The RSPP, politically a “centrist” organization, is widely viewed as representing the interests of the “red directors”–the Soviet-era industrial managers who, after the fall of the Soviet Union and the central planning system, simply “privatized” their enterprises. Back in 1993, Volsky created a political bloc, “Civic Union,” to contest the parliamentary elections which took place in December of that year. Derided by critics as the “director’s party,” Civic Union won no seats in the vote, but nonetheless remained influential thanks to the RSPP’s ties to Prime Minister Viktor Chernomyrdin, a fellow Soviet-era industrial manager.

Another likely ally of Volsky and industrialists is First Deputy Prime Minister Yuri Maslyukov, who once headed the Soviet Union’s economic planning agency. During a meeting Monday with industrial heads in the northwestern region of Udmutria, Maslyukov said that Russia’s “natural monopolies”–a term referring to such entities as Gazprom, the natural gas monopoly, and United Energy Systems, the electricity monopoly, along with the railroads–are the “locomotives” which can lead Russia out of its current economic crisis. Maslyukov called for greater coordination between the various “sectors” of the economy, particularly between the oil-gas complex and military-industrial enterprises. He held up as a model Germany’s machine-building “union,” which, he said, determines production quotas, export targets and negotiates with the government for “privileges.” Maslyukov singled out the development of military technology as one of the Russian economy’s “reserves,” and said that Central Bank crediting of industrial sectors could be used for building domestic infrastructure like housing and roads (Russian agencies, October 19).
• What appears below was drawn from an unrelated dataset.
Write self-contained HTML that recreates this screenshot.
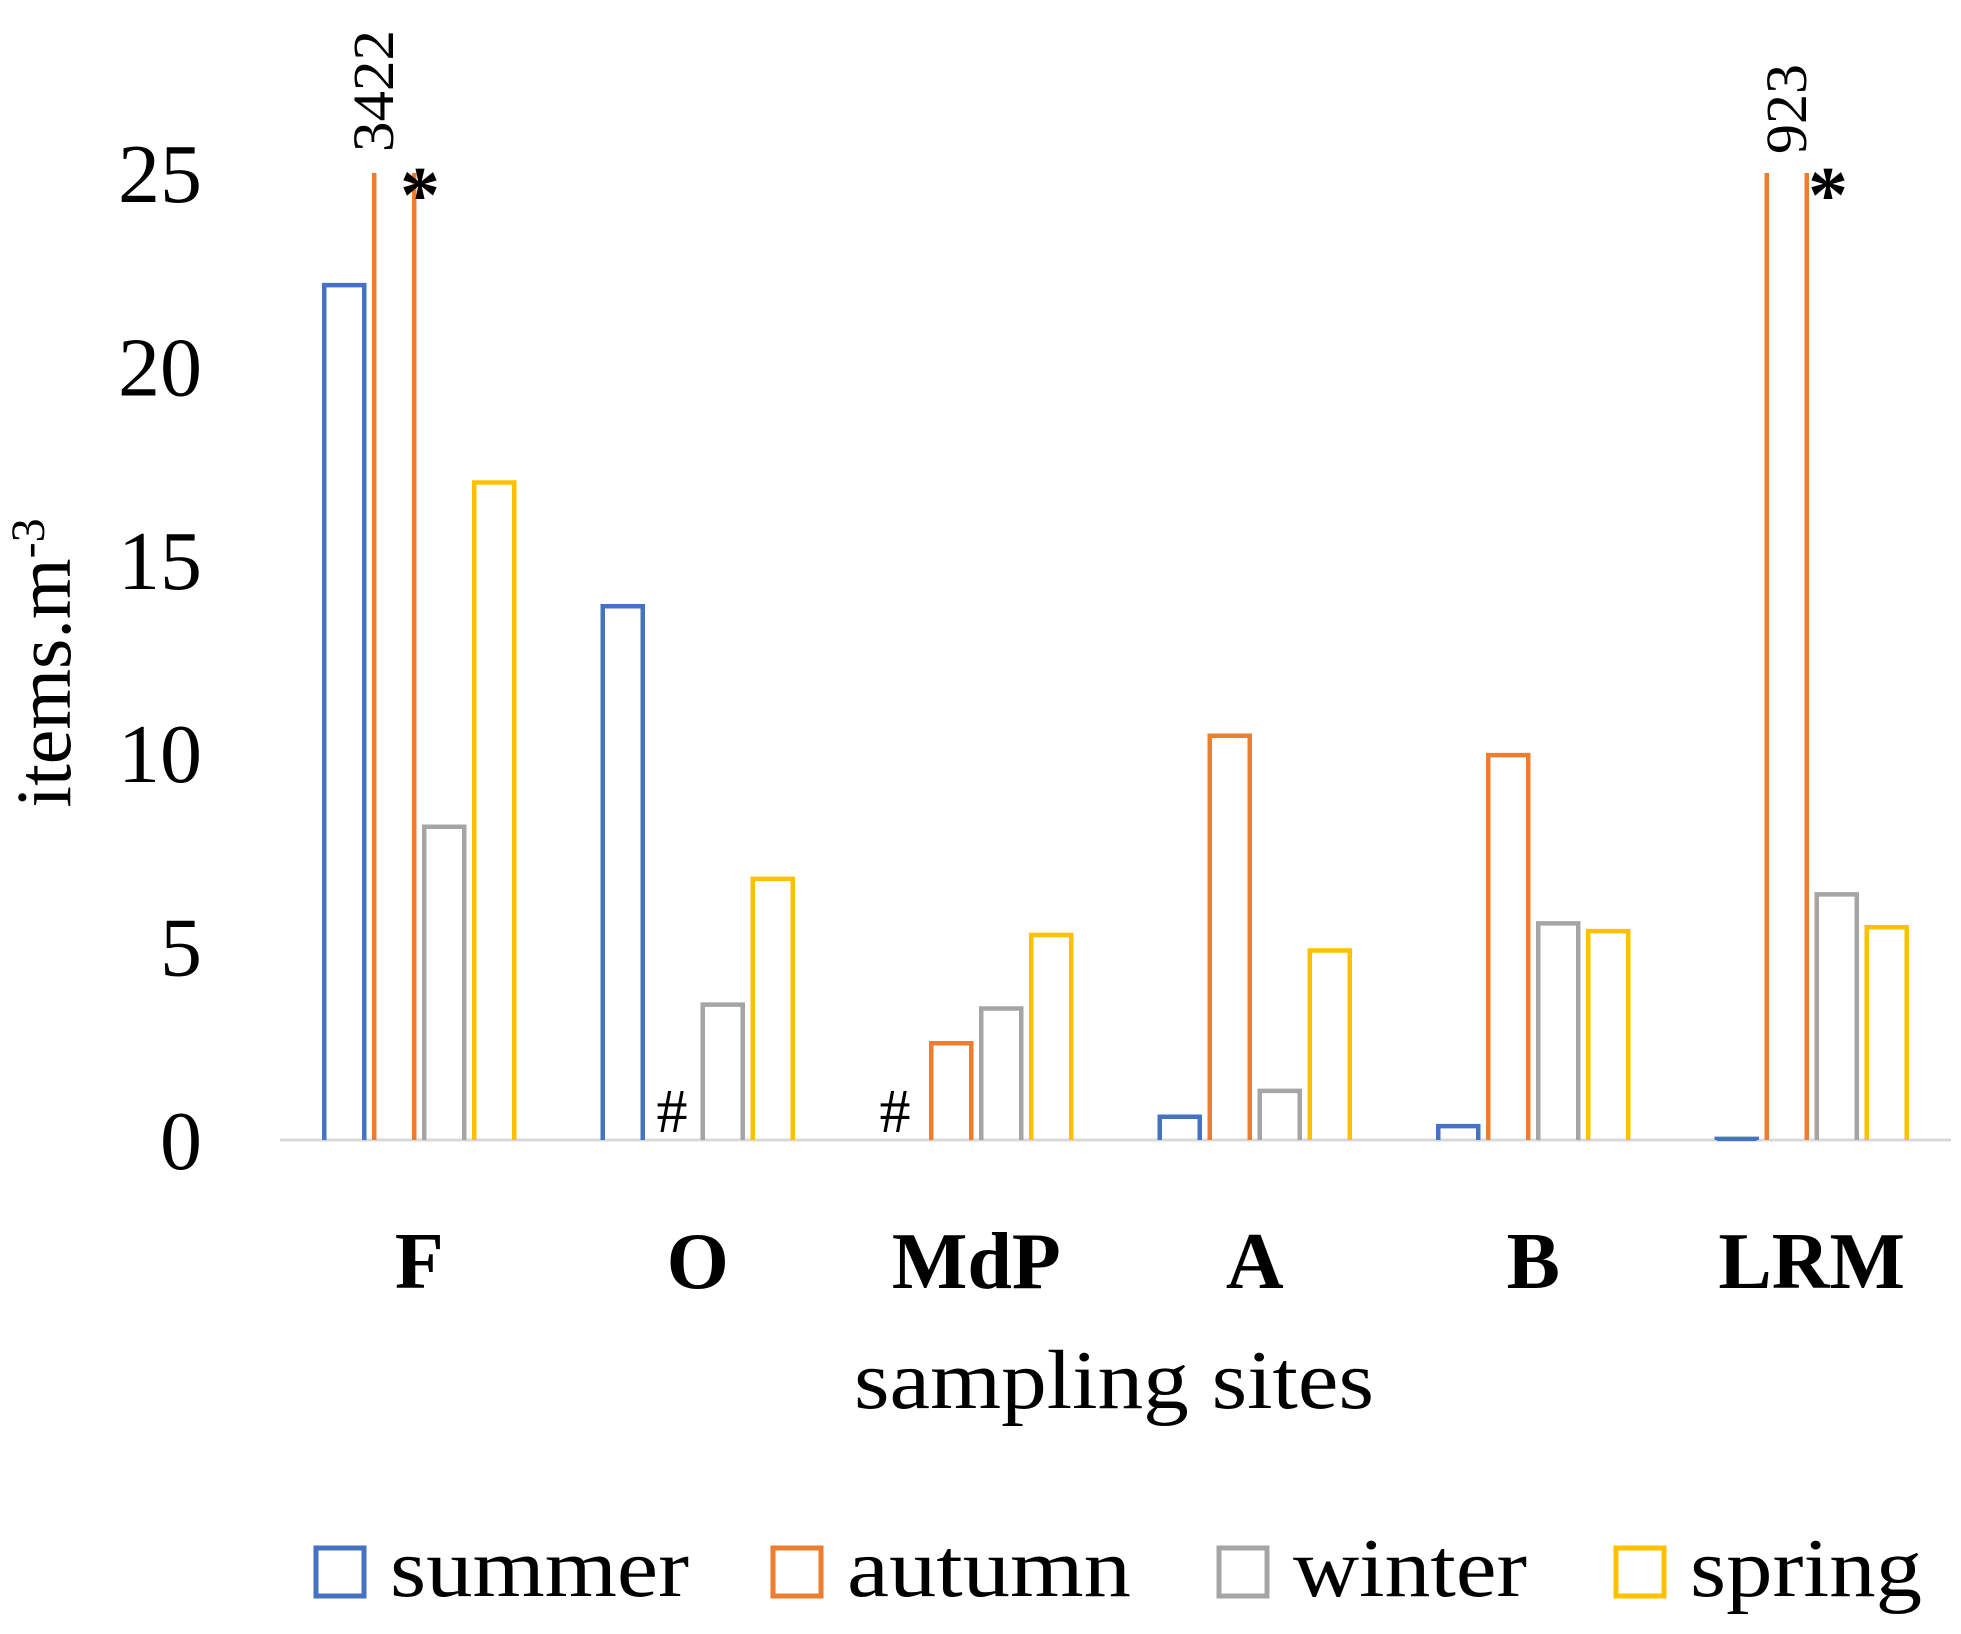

Maslyukov’s stock inside the government has apparently risen, despite the controversy earlier this month over a retrograde anticrisis program which, according to the Russian press, he drafted. Prime Minister Primakov has appointed Maslyukov to chair a government commission on protective measures in foreign trade and customs-tariff policy. By one account, this means that Maslyukov has been given control over “customs-tariff policy and practically all foreign trade, including the export of armaments and military technology–more precisely, the company ‘Rosvooruzheniye'” (“Profil” magazine, October 19).